Kein Haftungsbeschränkung (Richterprivileg)im Gemeinschaftsrecht

Vorliegend stellt der EuGH klar, dass eine Begrenzung der Haftung auf Vorsatz oder grob fehlerhaftes Verhalten des Richters nicht möglich sei, wenn dies dazu führe, dass die Haftung für Fälle ausgeschlossen werde, in denen ein offenkundiger Verstoß gegen das anwendbare Recht vorliege. Ein offenkundiger Verstoß bemesse sich nach Kriterien wie dem Maß an Klarheit und Präzision der verletzten Vorschrift, der Entschuldbarkeit des Rechtsirrtums oder der Verletzung der Vorlagepflicht durch das Gericht.

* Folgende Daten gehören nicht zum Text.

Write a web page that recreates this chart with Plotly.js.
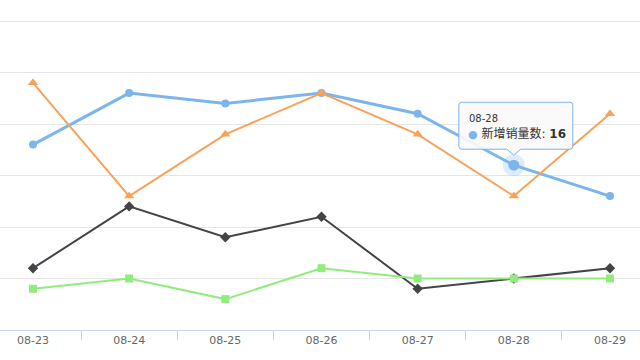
<!DOCTYPE html>
<html><head><meta charset="utf-8">
<script src="https://cdn.plot.ly/plotly-3.0.1.min.js"></script>
<style>html,body{margin:0;padding:0;background:#fff}#c{width:640px;height:360px}</style>
</head><body><div id="c"></div>
<script>
const dates = ['08-23','08-24','08-25','08-26','08-27','08-28','08-29'];
const newSales = [18, 23, 22, 23, 21, 16, 13];
const series2 = [6, 12, 9, 11, 4, 5, 6];
const series3 = [4, 5, 3, 6, 5, 5, 5];
const series4 = [24, 13, 19, 23, 19, 13, 21];
const seriesNames = ['新增销量数', '系列2', '系列3', '系列4'];
const hoverIndex = 5;

const font = 'DejaVu Sans, Verdana, sans-serif';
const traces = [
  {x: dates, y: newSales, name: seriesNames[0], mode: 'lines+markers',
   line: {color: '#7cb5ec', width: 3}, marker: {symbol: 'circle', size: 8, color: '#7cb5ec'}},
  {x: [dates[hoverIndex]], y: [newSales[hoverIndex]], mode: 'markers', hoverinfo: 'skip', showlegend: false,
   marker: {size: 22, color: 'rgba(124,181,236,0.25)'}},
  {x: dates, y: series2, name: seriesNames[1], mode: 'lines+markers',
   line: {color: '#434348', width: 2}, marker: {symbol: 'diamond', size: 8, color: '#434348'}},
  {x: dates, y: series3, name: seriesNames[2], mode: 'lines+markers',
   line: {color: '#90ed7d', width: 2}, marker: {symbol: 'square', size: 8, color: '#90ed7d'}},
  {x: dates, y: series4, name: seriesNames[3], mode: 'lines+markers',
   line: {color: '#f7a35c', width: 2}, marker: {symbol: 'triangle-up', size: 9, color: '#f7a35c'}},
  {x: [dates[hoverIndex]], y: [newSales[hoverIndex]], mode: 'markers', hoverinfo: 'skip', showlegend: false,
   marker: {size: 11, color: '#7cb5ec'}}
];

const layout = {
  width: 640, height: 360,
  margin: {l: 0, r: 0, t: 20, b: 30, pad: 0},
  paper_bgcolor: '#fff', plot_bgcolor: '#fff',
  showlegend: false,
  font: {family: font, color: '#666', size: 11},
  xaxis: {
    type: 'category', categoryorder: 'array', categoryarray: dates,
    range: [-0.343, 6.312], tickson: 'boundaries',
    showgrid: false, zeroline: false, showline: true, linecolor: '#ccd6eb', linewidth: 1,
    ticks: 'outside', ticklen: 9, tickcolor: '#ccd6eb', tickwidth: 1,
    tickfont: {family: font, color: '#666', size: 11}
  },
  yaxis: {
    range: [0, 30.1], tick0: 0, dtick: 5, showticklabels: false, showgrid: true, gridcolor: '#e6e6e6',
    zeroline: false, showline: false, fixedrange: true
  },
  shapes: [{
    type: 'path', xref: 'x', yref: 'y', xsizemode: 'pixel', ysizemode: 'pixel',
    xanchor: hoverIndex, yanchor: newSales[hoverIndex],
    path: 'M -52 16 L -7 16 L 0 10 L 7 16 L 56 16 Q 59 16 59 19 L 59 60 Q 59 63 56 63 L -52 63 Q -55 63 -55 60 L -55 19 Q -55 16 -52 16 Z',
    fillcolor: 'rgba(250,250,250,0.92)', line: {color: '#7cb5ec', width: 1}, layer: 'above'
  }],
  annotations: [
    {x: hoverIndex, y: newSales[hoverIndex], xref: 'x', yref: 'y', showarrow: false,
     xanchor: 'left', yanchor: 'middle', xshift: -47, yshift: 47,
     text: dates[hoverIndex], font: {family: font, size: 10, color: '#333'}},
    {x: hoverIndex, y: newSales[hoverIndex], xref: 'x', yref: 'y', showarrow: false,
     xanchor: 'left', yanchor: 'middle', xshift: -48, yshift: 32,
     text: '<span style="color:#7cb5ec;font-size:11px">●</span> ' + seriesNames[0] + ': <b>' + newSales[hoverIndex] + '</b>',
     font: {family: 'DejaVu Sans, Noto Sans CJK SC, sans-serif', size: 12, color: '#333'}}
  ]
};
Plotly.newPlot('c', traces, layout, {displayModeBar: false, staticPlot: true});
</script></body></html>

Eine Haftung der Mitgliedstaaten bejaht der EUGH auch für den Fall, dass der offenkundige Verstoß gegen das Gemeinschaftsrecht sich aus einer Auslegung von Rechtsvorschriften oder einer Sachverhalts- und Beweiswürdigung ergebe. Da diese die wesentliche Tätigkeit der Rechtssprechungstätigkeit darstellten, würde ansonsten der Grundsatz der Staatshaftung seines Inhalts beraubt und der Einzelne keinerlei gerichtlichen Schutz genießen, wenn letztinstanzliche nationale Gerichte in diesem Bereich Fehler begingen.

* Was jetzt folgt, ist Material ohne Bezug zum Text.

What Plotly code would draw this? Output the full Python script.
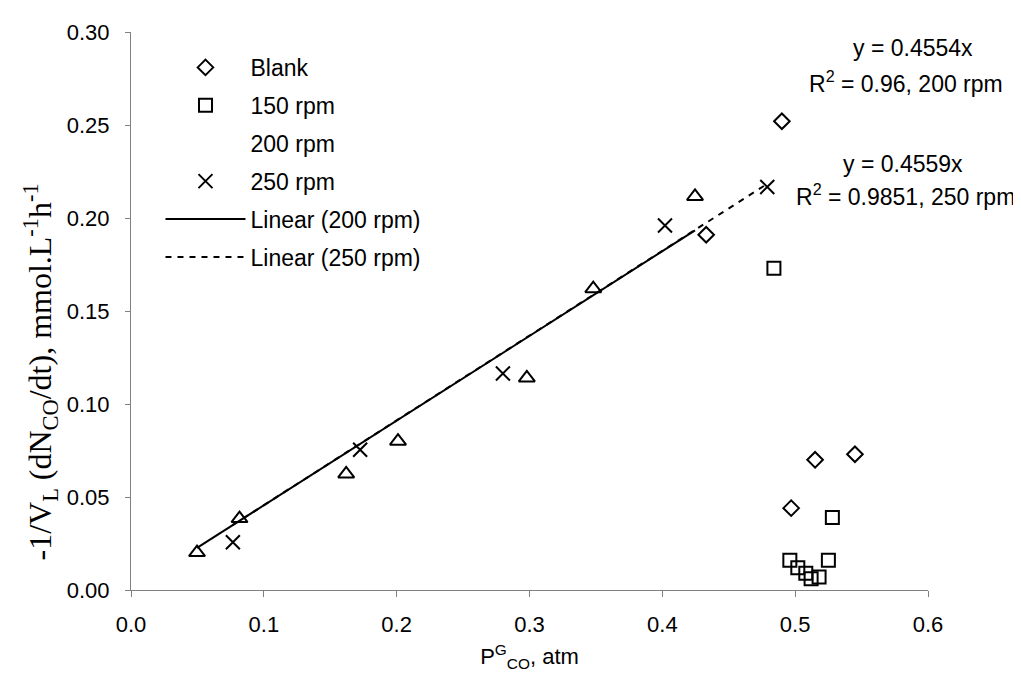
import plotly.graph_objects as go

# data
blank_x = [0.490, 0.433, 0.497, 0.515, 0.545]
blank_y = [0.252, 0.191, 0.044, 0.070, 0.073]

rpm150_x = [0.484, 0.528, 0.496, 0.502, 0.508, 0.512, 0.518, 0.525]
rpm150_y = [0.173, 0.039, 0.016, 0.012, 0.009, 0.006, 0.007, 0.016]

rpm200_x = [0.0497, 0.0817, 0.162, 0.201, 0.298, 0.348, 0.4246]
rpm200_y = [0.0201, 0.0384, 0.0624, 0.080, 0.114, 0.162, 0.2116]

rpm250_x = [0.0767, 0.1725, 0.280, 0.402, 0.479]
rpm250_y = [0.0257, 0.0754, 0.1164, 0.196, 0.2167]

slope_200 = 0.4554
slope_250 = 0.4559

fnt = 'Arial, Liberation Sans, sans-serif'

fig = go.Figure()
fig.add_trace(go.Scatter(
    x=blank_x, y=blank_y, mode='markers', name='Blank', legendgroup='a',
    marker=dict(symbol='diamond-open', size=12, color='black', line=dict(width=2, color='black'))
))
fig.add_trace(go.Scatter(
    x=rpm150_x, y=rpm150_y, mode='markers', name='150 rpm', legendgroup='b',
    marker=dict(symbol='square-open', size=13, color='black', line=dict(width=2, color='black'))
))
# 200 rpm: triangles on the plot, but no symbol in the legend
fig.add_trace(go.Scatter(
    x=rpm200_x, y=rpm200_y, mode='markers', name='200 rpm', showlegend=False,
    marker=dict(symbol='triangle-up-open', size=14, color='black', line=dict(width=2, color='black'))
))
fig.add_trace(go.Scatter(
    x=[None], y=[None], mode='markers', name='200 rpm', legendgroup='c',
    marker=dict(symbol='triangle-up-open', size=13, color='rgba(0,0,0,0)', line=dict(width=0))
))
fig.add_trace(go.Scatter(
    x=rpm250_x, y=rpm250_y, mode='markers', name='250 rpm', legendgroup='d',
    marker=dict(symbol='x-thin', size=14, color='black', line=dict(width=2, color='black'))
))

# trendlines through the origin, over each series' x span
x200 = [min(rpm200_x), max(rpm200_x)]
x250 = [min(rpm250_x), max(rpm250_x)]
fig.add_trace(go.Scatter(
    x=x200, y=[slope_200 * v for v in x200], mode='lines', name='Linear (200 rpm)', legendgroup='e',
    line=dict(color='black', width=2)
))
fig.add_trace(go.Scatter(
    x=x250, y=[slope_250 * v for v in x250], mode='lines', name='Linear (250 rpm)', legendgroup='f',
    line=dict(color='black', width=2, dash='6px,6px')
))

# trendline labels
labels = [
    (0.981, 0.972, 'center', 'y = 0.4554x'),
    (1.096, 0.911, 'right', 'R<sup>2</sup> = 0.96, 200 rpm'),
    (0.9685, 0.763, 'center', 'y = 0.4559x'),
    (1.112, 0.708, 'right', 'R<sup>2</sup> = 0.9851, 250 rpm'),
]
for lx, ly, anc, txt in labels:
    fig.add_annotation(x=lx, y=ly, xref='paper', yref='paper', text=txt, showarrow=False,
                       xanchor=anc, yanchor='middle', font=dict(family=fnt, size=23, color='black'))

# y title in serif, like the original
fig.add_annotation(
    x=-0.114, y=0.39, xref='paper', yref='paper', textangle=-90, showarrow=False,
    text='-1/V<sub>L</sub> (dN<sub>CO</sub>/dt), mmol.L<sup>-1</sup>h<sup>-1</sup>',
    xanchor='center', yanchor='middle',
    font=dict(family='Times New Roman, Liberation Serif, serif', size=32, color='black')
)

# page body adds an 8px margin, so the figure is 8px smaller and shifted
fig.update_layout(
    width=1013,
    height=669,
    margin=dict(l=123, r=93, t=16, b=78),
    paper_bgcolor='white',
    plot_bgcolor='white',
    font=dict(family=fnt, size=22, color='black'),
    showlegend=True,
    legend=dict(
        x=0.037, y=0.975, xanchor='left', yanchor='top',
        bgcolor='rgba(0,0,0,0)', font=dict(size=23),
        tracegroupgap=5, itemwidth=80,
    ),
    xaxis=dict(
        range=[0, 0.6], dtick=0.1, tickformat='.1f',
        showgrid=False, zeroline=False, showline=True, linecolor='#808080', linewidth=1,
        ticks='outside', ticklen=6, tickcolor='#808080', ticklabelstandoff=9,
        title=dict(text='P<sup>G</sup><sub>CO</sub>, atm', standoff=12, font=dict(size=22)),
    ),
    yaxis=dict(
        range=[0, 0.30], dtick=0.05, tickformat='.2f',
        showgrid=False, zeroline=False, showline=True, linecolor='#808080', linewidth=1,
        ticks='outside', ticklen=5, tickcolor='#808080', ticklabelstandoff=11,
    ),
)

fig.write_html("out.html")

Tenor der Entscheidung: Haftung der Mitgliedstaaten für Rechtsverletzungen durch ein letztinstanzliches Gericht

Die Entscheidung endete mit folgendem Tenor:

  • Das Gemeinschaftsrecht steht nationalen Rechtsvorschriften entgegen, die allgemein die Haftung des Mitgliedstaats für Schäden ausschließen, die dem Einzelnen durch einen einem letztinstanzlichen Gericht zuzurechnenden Verstoß gegen das Gemeinschaftsrecht entstanden sind, wenn sich dieser Verstoß aus einer Auslegung von Rechtsvorschriften oder einer Sachverhalts  und Beweiswürdigung durch dieses Gericht ergibt.

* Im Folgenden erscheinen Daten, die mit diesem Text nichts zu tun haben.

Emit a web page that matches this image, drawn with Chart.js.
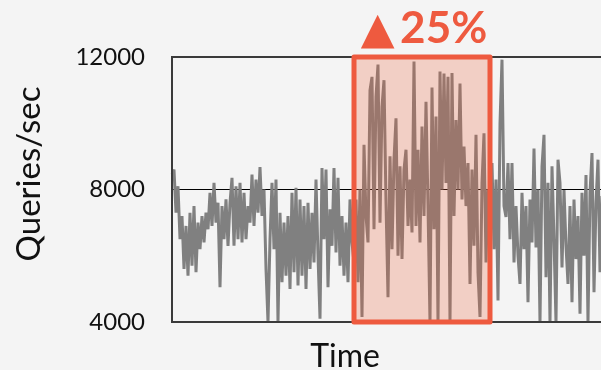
<!DOCTYPE html>
<html>
<head>
<meta charset="utf-8">
<script src="https://cdn.jsdelivr.net/npm/chart.js@4.4.1/dist/chart.umd.min.js"></script>
<style>
    body { margin: 0; background: #f4f4f4; overflow: hidden; }
    #wrap { width: 610px; height: 370px; }
</style>
</head>
<body>
<div id="wrap"><canvas id="qpsChart"></canvas></div>
<script>
// Queries/sec samples, one per time step
const qps = [
    8450, 8600, 7300, 8100, 6500, 7200, 5600, 6900, 5400, 7300,
    5700, 7500, 5500, 7000, 6200, 7200, 6400, 7300, 6800, 7900,
    6900, 8200, 7000, 7600, 5050, 7500, 6500, 7700, 6300, 7600,
    8350, 6300, 8100, 6500, 8200, 6400, 7900, 6500, 7500, 7000,
    8450, 6900, 8300, 7300, 8680, 7200, 8000, 5600, 4000, 6500,
    8200, 6200, 8300, 4000, 7300, 5200, 7000, 5400, 7200, 5000,
    7900, 5500, 8050, 5100, 7700, 5400, 7500, 5000, 7600, 5600,
    7300, 5800, 8300, 6000, 4100, 8650, 6500, 8600, 5050, 7400,
    6300, 8650, 6100, 8350, 5700, 7200, 5400, 7000, 5200, 7700,
    6400, 5800, 7700, 5200, 8000, 4150, 9350, 7200, 6400, 11000,
    11400, 6800, 10800, 11770, 7000, 10500, 11300, 7600, 4750, 9000,
    6200, 8900, 10150, 6000, 8700, 5900, 8600, 9200, 6900, 8300,
    6700, 11860, 6900, 9200, 6400, 9900, 7200, 10650, 7500, 4000,
    11080, 6800, 10200, 4000, 11560, 8000, 11500, 8200, 11400, 4000,
    11520, 7200, 10100, 8000, 11200, 7700, 9300, 7500, 8800, 5150,
    8600, 6300, 9650, 5500, 4150, 8200, 9700, 5800, 8000, 6800,
    8800, 6200, 8300, 4650, 10000, 11920, 7500, 7170, 8800, 6500,
    8800, 5800, 7500, 6000, 5150, 7900, 6200, 7500, 4600, 7700,
    6400, 9240, 6250, 8000, 4000, 8700, 9650, 5350, 8200, 4000,
    8700, 6500, 4000, 8900, 8200, 5650, 7980, 6300, 5150, 7500,
    4600, 7700, 5900, 7200, 4250, 7900, 6000, 8440, 4000, 7900,
    9100, 4900, 7600, 8900, 5500, 7800, 6200, 8000, 6500
];
const timeLabels = qps.map((v, i) => i);
const yTicks = [4000, 8000, 12000];

// highlighted window (sample indices) and its label
const highlightStart = 91;
const highlightEnd = 159;
const highlightLabel = '\u25B2\u200925%';

const red = 'rgb(238, 90, 63)';

const chartDecor = {
    id: 'chartDecor',
    beforeDraw(chart) {
        const ctx = chart.ctx;
        ctx.save();
        ctx.fillStyle = '#f4f4f4';
        ctx.fillRect(0, 0, chart.width, chart.height);
        ctx.restore();
    },
    afterDatasetsDraw(chart) {
        const ctx = chart.ctx;
        const a = chart.chartArea;
        const x = chart.scales.x;
        const y = chart.scales.y;
        ctx.save();
        // plot border
        ctx.strokeStyle = '#3a3a3a';
        ctx.lineWidth = 2;
        ctx.strokeRect(a.left, a.top, a.right - a.left, a.bottom - a.top);

        // highlight box drawn over the line
        const x0 = x.getPixelForValue(highlightStart);
        const x1 = x.getPixelForValue(highlightEnd);
        const y0 = y.getPixelForValue(12000);
        const y1 = y.getPixelForValue(4000);
        ctx.fillStyle = 'rgba(240, 90, 52, 0.24)';
        ctx.fillRect(x0, y0, x1 - x0, y1 - y0);
        ctx.strokeStyle = red;
        ctx.lineWidth = 5;
        ctx.lineJoin = 'round';
        ctx.strokeRect(x0, y0, x1 - x0, y1 - y0);
        ctx.restore();
    },
    afterDraw(chart) {
        const ctx = chart.ctx;
        const x = chart.scales.x;
        ctx.save();
        // label above the highlight
        ctx.fillStyle = red;
        ctx.font = 'bold 44px Lato, "DejaVu Sans"';
        ctx.textAlign = 'center';
        ctx.textBaseline = 'alphabetic';
        const mid = (x.getPixelForValue(highlightStart) + x.getPixelForValue(highlightEnd)) / 2;
        ctx.fillText(highlightLabel, mid + 2, 43);

        // axis titles
        ctx.fillStyle = '#111';
        ctx.font = '32px Lato';
        ctx.fillText('Time', 345, 367);
        ctx.translate(40, 174);
        ctx.rotate(-Math.PI / 2);
        ctx.font = '33px Lato';
        ctx.fillText('Queries/sec', 0, 0);
        ctx.restore();
    }
};

const ctx = document.getElementById('qpsChart').getContext('2d');
new Chart(ctx, {
    type: 'line',
    data: {
        labels: timeLabels,
        datasets: [{
            label: 'Queries/sec',
            data: qps,
            borderColor: '#808080',
            borderWidth: 3,
            borderJoinStyle: 'bevel',
            pointRadius: 0,
            tension: 0,
            fill: false
        }]
    },
    options: {
        responsive: true,
        maintainAspectRatio: false,
        animation: false,
        layout: { padding: { top: 57, bottom: 48, left: 0, right: 2 } },
        plugins: {
            legend: { display: false },
            tooltip: { enabled: false }
        },
        scales: {
            x: {
                display: false,
                offset: false
            },
            y: {
                min: 4000,
                max: 12000,
                afterFit(scale) { scale.width = 172; },
                afterBuildTicks(scale) { scale.ticks = yTicks.map(v => ({ value: v })); },
                ticks: {
                    padding: 27,
                    color: '#111',
                    font: { family: 'Lato', size: 24 },
                    callback: v => String(v)
                },
                grid: { color: '#000', lineWidth: 1, drawTicks: false },
                border: { display: false }
            }
        }
    },
    plugins: [chartDecor]
});
</script>
</body>
</html>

  • Das Gemeinschaftsrecht steht ferner nationalen Rechtsvorschriften entgegen, die diese Haftung auf Fälle von Vorsatz oder grob fehlerhaftem Verhalten des Richters begrenzen, sofern diese Begrenzung dazu führt, dass die Haftung des betreffenden Mitgliedstaats in weiteren Fällen ausgeschlossen ist, in denen ein offenkundiger Verstoß gegen das anwendbare Recht im Sinne der Randnummern 53 bis 56 des Urteils vom 30. September 2003 in der Rechtssache C 224/01 (Köbler) begangen wurde.